*Description of the task*. Pictures don't belong in the copy; print all the records exactly.

*Data lines*.
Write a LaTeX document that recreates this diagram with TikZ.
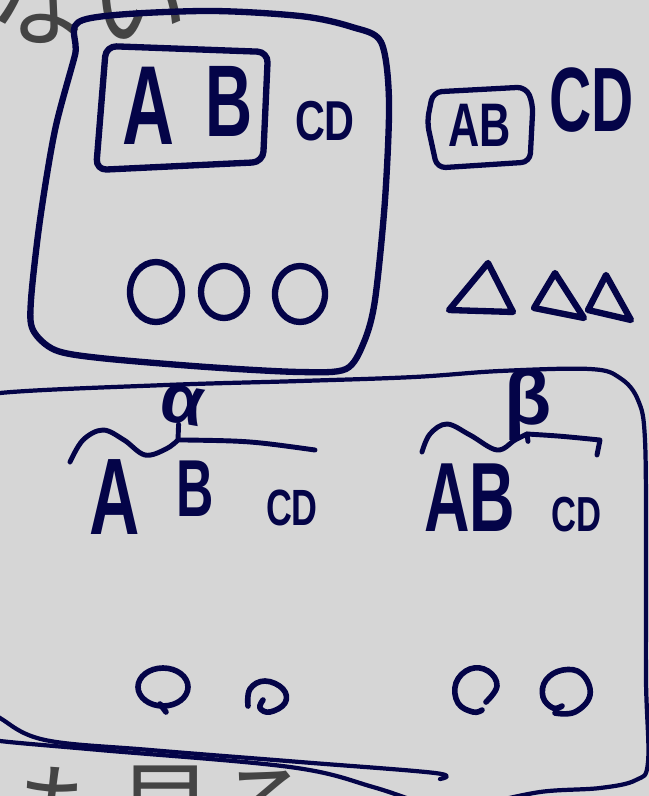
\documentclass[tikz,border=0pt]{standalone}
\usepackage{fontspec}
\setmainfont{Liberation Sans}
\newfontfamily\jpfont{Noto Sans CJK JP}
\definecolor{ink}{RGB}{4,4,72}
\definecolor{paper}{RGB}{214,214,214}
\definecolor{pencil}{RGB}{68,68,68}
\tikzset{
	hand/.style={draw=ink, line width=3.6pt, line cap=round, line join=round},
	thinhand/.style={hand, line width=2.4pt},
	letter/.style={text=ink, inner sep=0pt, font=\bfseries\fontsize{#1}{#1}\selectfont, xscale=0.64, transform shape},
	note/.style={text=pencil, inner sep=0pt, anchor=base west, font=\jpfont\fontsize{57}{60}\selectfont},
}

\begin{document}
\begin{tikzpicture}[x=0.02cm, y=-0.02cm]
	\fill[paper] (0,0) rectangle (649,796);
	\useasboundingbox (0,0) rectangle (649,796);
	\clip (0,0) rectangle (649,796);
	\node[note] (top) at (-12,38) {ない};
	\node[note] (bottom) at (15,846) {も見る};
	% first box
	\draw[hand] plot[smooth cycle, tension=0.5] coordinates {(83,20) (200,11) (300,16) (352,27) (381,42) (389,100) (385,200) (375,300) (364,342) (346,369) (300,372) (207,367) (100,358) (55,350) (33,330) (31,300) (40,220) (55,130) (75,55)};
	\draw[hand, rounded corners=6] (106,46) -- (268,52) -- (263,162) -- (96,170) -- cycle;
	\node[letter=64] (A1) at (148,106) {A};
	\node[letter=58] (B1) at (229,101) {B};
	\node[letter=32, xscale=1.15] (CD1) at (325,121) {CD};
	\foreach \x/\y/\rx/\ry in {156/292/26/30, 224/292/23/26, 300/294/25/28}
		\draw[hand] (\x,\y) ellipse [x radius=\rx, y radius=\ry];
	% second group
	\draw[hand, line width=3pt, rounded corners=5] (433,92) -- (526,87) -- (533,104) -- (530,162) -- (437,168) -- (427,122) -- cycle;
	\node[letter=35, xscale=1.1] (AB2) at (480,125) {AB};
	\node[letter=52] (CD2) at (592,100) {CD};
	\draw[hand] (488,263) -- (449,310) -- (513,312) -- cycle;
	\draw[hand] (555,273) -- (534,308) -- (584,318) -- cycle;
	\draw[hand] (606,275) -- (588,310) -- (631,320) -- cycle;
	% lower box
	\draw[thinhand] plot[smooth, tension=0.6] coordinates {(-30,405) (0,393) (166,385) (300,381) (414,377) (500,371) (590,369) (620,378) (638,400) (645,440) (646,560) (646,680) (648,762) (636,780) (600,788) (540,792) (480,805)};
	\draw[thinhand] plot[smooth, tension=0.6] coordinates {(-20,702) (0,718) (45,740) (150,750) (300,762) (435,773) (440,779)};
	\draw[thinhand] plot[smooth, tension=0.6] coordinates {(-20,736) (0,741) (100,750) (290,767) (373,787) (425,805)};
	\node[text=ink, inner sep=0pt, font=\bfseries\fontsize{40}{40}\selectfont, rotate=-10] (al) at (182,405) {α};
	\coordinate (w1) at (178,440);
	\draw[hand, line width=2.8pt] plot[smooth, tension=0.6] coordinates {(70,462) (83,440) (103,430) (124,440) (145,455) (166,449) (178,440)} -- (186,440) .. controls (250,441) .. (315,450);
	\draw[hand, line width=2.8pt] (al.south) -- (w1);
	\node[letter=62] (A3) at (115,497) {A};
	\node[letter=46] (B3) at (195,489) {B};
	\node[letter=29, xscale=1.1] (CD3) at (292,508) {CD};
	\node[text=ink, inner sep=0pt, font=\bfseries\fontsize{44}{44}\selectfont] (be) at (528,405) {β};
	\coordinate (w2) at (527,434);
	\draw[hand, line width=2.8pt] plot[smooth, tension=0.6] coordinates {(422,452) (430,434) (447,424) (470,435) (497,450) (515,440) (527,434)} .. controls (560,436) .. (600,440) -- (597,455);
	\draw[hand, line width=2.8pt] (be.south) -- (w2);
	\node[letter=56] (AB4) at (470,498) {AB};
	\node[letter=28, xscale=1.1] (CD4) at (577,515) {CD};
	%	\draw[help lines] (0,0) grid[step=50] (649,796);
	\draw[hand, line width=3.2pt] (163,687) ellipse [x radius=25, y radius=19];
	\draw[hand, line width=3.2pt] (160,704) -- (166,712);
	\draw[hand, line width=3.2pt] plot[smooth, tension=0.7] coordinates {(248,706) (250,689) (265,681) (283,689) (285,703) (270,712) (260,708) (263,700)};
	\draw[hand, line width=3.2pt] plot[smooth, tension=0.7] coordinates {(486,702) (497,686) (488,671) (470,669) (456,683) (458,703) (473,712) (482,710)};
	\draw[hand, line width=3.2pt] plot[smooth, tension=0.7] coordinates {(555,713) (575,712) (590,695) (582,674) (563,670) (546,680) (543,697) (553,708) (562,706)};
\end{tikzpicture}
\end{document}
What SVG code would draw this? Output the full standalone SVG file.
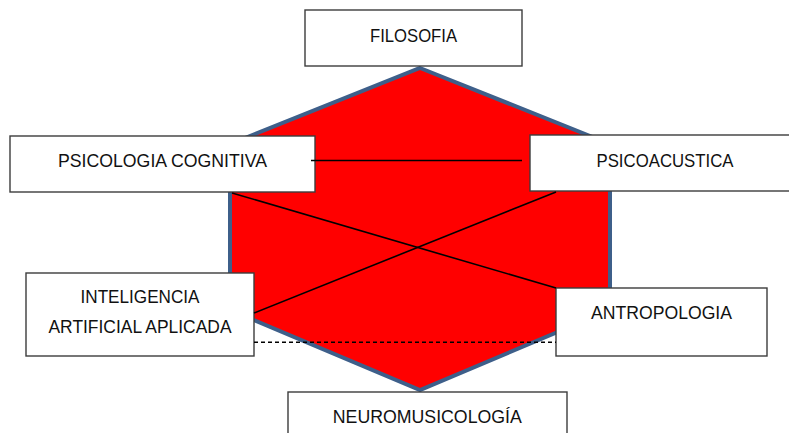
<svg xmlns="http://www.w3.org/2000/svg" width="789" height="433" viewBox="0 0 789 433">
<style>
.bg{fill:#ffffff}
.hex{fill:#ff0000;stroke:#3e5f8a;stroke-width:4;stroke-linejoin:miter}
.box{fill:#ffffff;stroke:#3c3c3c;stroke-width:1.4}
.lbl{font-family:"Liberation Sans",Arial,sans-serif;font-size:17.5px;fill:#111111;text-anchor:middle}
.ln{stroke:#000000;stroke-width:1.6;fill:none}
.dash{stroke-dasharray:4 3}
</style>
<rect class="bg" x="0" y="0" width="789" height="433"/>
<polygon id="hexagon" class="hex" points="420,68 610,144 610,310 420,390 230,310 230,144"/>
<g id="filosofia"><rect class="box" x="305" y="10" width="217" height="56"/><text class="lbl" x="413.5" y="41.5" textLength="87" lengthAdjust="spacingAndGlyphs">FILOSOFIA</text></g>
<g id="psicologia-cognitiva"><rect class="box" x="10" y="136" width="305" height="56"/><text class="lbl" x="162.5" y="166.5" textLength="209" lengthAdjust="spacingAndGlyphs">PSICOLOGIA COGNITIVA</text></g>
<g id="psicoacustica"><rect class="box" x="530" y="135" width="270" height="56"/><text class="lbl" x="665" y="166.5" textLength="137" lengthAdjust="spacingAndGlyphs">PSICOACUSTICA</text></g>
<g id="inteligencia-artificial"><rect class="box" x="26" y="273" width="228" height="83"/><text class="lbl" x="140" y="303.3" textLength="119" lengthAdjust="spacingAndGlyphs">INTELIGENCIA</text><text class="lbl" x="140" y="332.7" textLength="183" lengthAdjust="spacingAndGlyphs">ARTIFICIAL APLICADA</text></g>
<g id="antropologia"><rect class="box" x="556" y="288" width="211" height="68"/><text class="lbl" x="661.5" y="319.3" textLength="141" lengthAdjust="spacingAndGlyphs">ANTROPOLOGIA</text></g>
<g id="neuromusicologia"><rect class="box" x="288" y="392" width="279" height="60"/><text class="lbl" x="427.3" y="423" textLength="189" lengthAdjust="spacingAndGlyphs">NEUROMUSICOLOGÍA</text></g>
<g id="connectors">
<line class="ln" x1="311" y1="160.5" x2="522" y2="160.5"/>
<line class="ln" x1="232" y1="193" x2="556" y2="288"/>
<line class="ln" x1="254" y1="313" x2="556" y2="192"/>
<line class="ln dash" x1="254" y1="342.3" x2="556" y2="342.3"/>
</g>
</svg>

*Result of this exercise*.
Write a LaTeX document that recreates this diagram with TikZ.
\documentclass[tikz,border=0pt]{standalone}
\usepackage{fontspec}
\setmainfont{Liberation Sans}
\newfontfamily\jpfont{Noto Sans CJK JP}
\definecolor{ink}{RGB}{4,4,72}
\definecolor{paper}{RGB}{214,214,214}
\definecolor{pencil}{RGB}{68,68,68}
\tikzset{
	hand/.style={draw=ink, line width=3.6pt, line cap=round, line join=round},
	thinhand/.style={hand, line width=2.4pt},
	letter/.style={text=ink, inner sep=0pt, font=\bfseries\fontsize{#1}{#1}\selectfont, xscale=0.64, transform shape},
	note/.style={text=pencil, inner sep=0pt, anchor=base west, font=\jpfont\fontsize{57}{60}\selectfont},
}

\begin{document}
\begin{tikzpicture}[x=0.02cm, y=-0.02cm]
	\fill[paper] (0,0) rectangle (649,796);
	\useasboundingbox (0,0) rectangle (649,796);
	\clip (0,0) rectangle (649,796);
	\node[note] (top) at (-12,38) {ない};
	\node[note] (bottom) at (15,846) {も見る};
	% first box
	\draw[hand] plot[smooth cycle, tension=0.5] coordinates {(83,20) (200,11) (300,16) (352,27) (381,42) (389,100) (385,200) (375,300) (364,342) (346,369) (300,372) (207,367) (100,358) (55,350) (33,330) (31,300) (40,220) (55,130) (75,55)};
	\draw[hand, rounded corners=6] (106,46) -- (268,52) -- (263,162) -- (96,170) -- cycle;
	\node[letter=64] (A1) at (148,106) {A};
	\node[letter=58] (B1) at (229,101) {B};
	\node[letter=32, xscale=1.15] (CD1) at (325,121) {CD};
	\foreach \x/\y/\rx/\ry in {156/292/26/30, 224/292/23/26, 300/294/25/28}
		\draw[hand] (\x,\y) ellipse [x radius=\rx, y radius=\ry];
	% second group
	\draw[hand, line width=3pt, rounded corners=5] (433,92) -- (526,87) -- (533,104) -- (530,162) -- (437,168) -- (427,122) -- cycle;
	\node[letter=35, xscale=1.1] (AB2) at (480,125) {AB};
	\node[letter=52] (CD2) at (592,100) {CD};
	\draw[hand] (488,263) -- (449,310) -- (513,312) -- cycle;
	\draw[hand] (555,273) -- (534,308) -- (584,318) -- cycle;
	\draw[hand] (606,275) -- (588,310) -- (631,320) -- cycle;
	% lower box
	\draw[thinhand] plot[smooth, tension=0.6] coordinates {(-30,405) (0,393) (166,385) (300,381) (414,377) (500,371) (590,369) (620,378) (638,400) (645,440) (646,560) (646,680) (648,762) (636,780) (600,788) (540,792) (480,805)};
	\draw[thinhand] plot[smooth, tension=0.6] coordinates {(-20,702) (0,718) (45,740) (150,750) (300,762) (435,773) (440,779)};
	\draw[thinhand] plot[smooth, tension=0.6] coordinates {(-20,736) (0,741) (100,750) (290,767) (373,787) (425,805)};
	\node[text=ink, inner sep=0pt, font=\bfseries\fontsize{40}{40}\selectfont, rotate=-10] (al) at (182,405) {α};
	\coordinate (w1) at (178,440);
	\draw[hand, line width=2.8pt] plot[smooth, tension=0.6] coordinates {(70,462) (83,440) (103,430) (124,440) (145,455) (166,449) (178,440)} -- (186,440) .. controls (250,441) .. (315,450);
	\draw[hand, line width=2.8pt] (al.south) -- (w1);
	\node[letter=62] (A3) at (115,497) {A};
	\node[letter=46] (B3) at (195,489) {B};
	\node[letter=29, xscale=1.1] (CD3) at (292,508) {CD};
	\node[text=ink, inner sep=0pt, font=\bfseries\fontsize{44}{44}\selectfont] (be) at (528,405) {β};
	\coordinate (w2) at (527,434);
	\draw[hand, line width=2.8pt] plot[smooth, tension=0.6] coordinates {(422,452) (430,434) (447,424) (470,435) (497,450) (515,440) (527,434)} .. controls (560,436) .. (600,440) -- (597,455);
	\draw[hand, line width=2.8pt] (be.south) -- (w2);
	\node[letter=56] (AB4) at (470,498) {AB};
	\node[letter=28, xscale=1.1] (CD4) at (577,515) {CD};
	%	\draw[help lines] (0,0) grid[step=50] (649,796);
	\draw[hand, line width=3.2pt] (163,687) ellipse [x radius=25, y radius=19];
	\draw[hand, line width=3.2pt] (160,704) -- (166,712);
	\draw[hand, line width=3.2pt] plot[smooth, tension=0.7] coordinates {(248,706) (250,689) (265,681) (283,689) (285,703) (270,712) (260,708) (263,700)};
	\draw[hand, line width=3.2pt] plot[smooth, tension=0.7] coordinates {(486,702) (497,686) (488,671) (470,669) (456,683) (458,703) (473,712) (482,710)};
	\draw[hand, line width=3.2pt] plot[smooth, tension=0.7] coordinates {(555,713) (575,712) (590,695) (582,674) (563,670) (546,680) (543,697) (553,708) (562,706)};
\end{tikzpicture}
\end{document}
What SVG code would draw this? Output the full standalone SVG file.
<svg xmlns="http://www.w3.org/2000/svg" width="789" height="433" viewBox="0 0 789 433">
<style>
.bg{fill:#ffffff}
.hex{fill:#ff0000;stroke:#3e5f8a;stroke-width:4;stroke-linejoin:miter}
.box{fill:#ffffff;stroke:#3c3c3c;stroke-width:1.4}
.lbl{font-family:"Liberation Sans",Arial,sans-serif;font-size:17.5px;fill:#111111;text-anchor:middle}
.ln{stroke:#000000;stroke-width:1.6;fill:none}
.dash{stroke-dasharray:4 3}
</style>
<rect class="bg" x="0" y="0" width="789" height="433"/>
<polygon id="hexagon" class="hex" points="420,68 610,144 610,310 420,390 230,310 230,144"/>
<g id="filosofia"><rect class="box" x="305" y="10" width="217" height="56"/><text class="lbl" x="413.5" y="41.5" textLength="87" lengthAdjust="spacingAndGlyphs">FILOSOFIA</text></g>
<g id="psicologia-cognitiva"><rect class="box" x="10" y="136" width="305" height="56"/><text class="lbl" x="162.5" y="166.5" textLength="209" lengthAdjust="spacingAndGlyphs">PSICOLOGIA COGNITIVA</text></g>
<g id="psicoacustica"><rect class="box" x="530" y="135" width="270" height="56"/><text class="lbl" x="665" y="166.5" textLength="137" lengthAdjust="spacingAndGlyphs">PSICOACUSTICA</text></g>
<g id="inteligencia-artificial"><rect class="box" x="26" y="273" width="228" height="83"/><text class="lbl" x="140" y="303.3" textLength="119" lengthAdjust="spacingAndGlyphs">INTELIGENCIA</text><text class="lbl" x="140" y="332.7" textLength="183" lengthAdjust="spacingAndGlyphs">ARTIFICIAL APLICADA</text></g>
<g id="antropologia"><rect class="box" x="556" y="288" width="211" height="68"/><text class="lbl" x="661.5" y="319.3" textLength="141" lengthAdjust="spacingAndGlyphs">ANTROPOLOGIA</text></g>
<g id="neuromusicologia"><rect class="box" x="288" y="392" width="279" height="60"/><text class="lbl" x="427.3" y="423" textLength="189" lengthAdjust="spacingAndGlyphs">NEUROMUSICOLOGÍA</text></g>
<g id="connectors">
<line class="ln" x1="311" y1="160.5" x2="522" y2="160.5"/>
<line class="ln" x1="232" y1="193" x2="556" y2="288"/>
<line class="ln" x1="254" y1="313" x2="556" y2="192"/>
<line class="ln dash" x1="254" y1="342.3" x2="556" y2="342.3"/>
</g>
</svg>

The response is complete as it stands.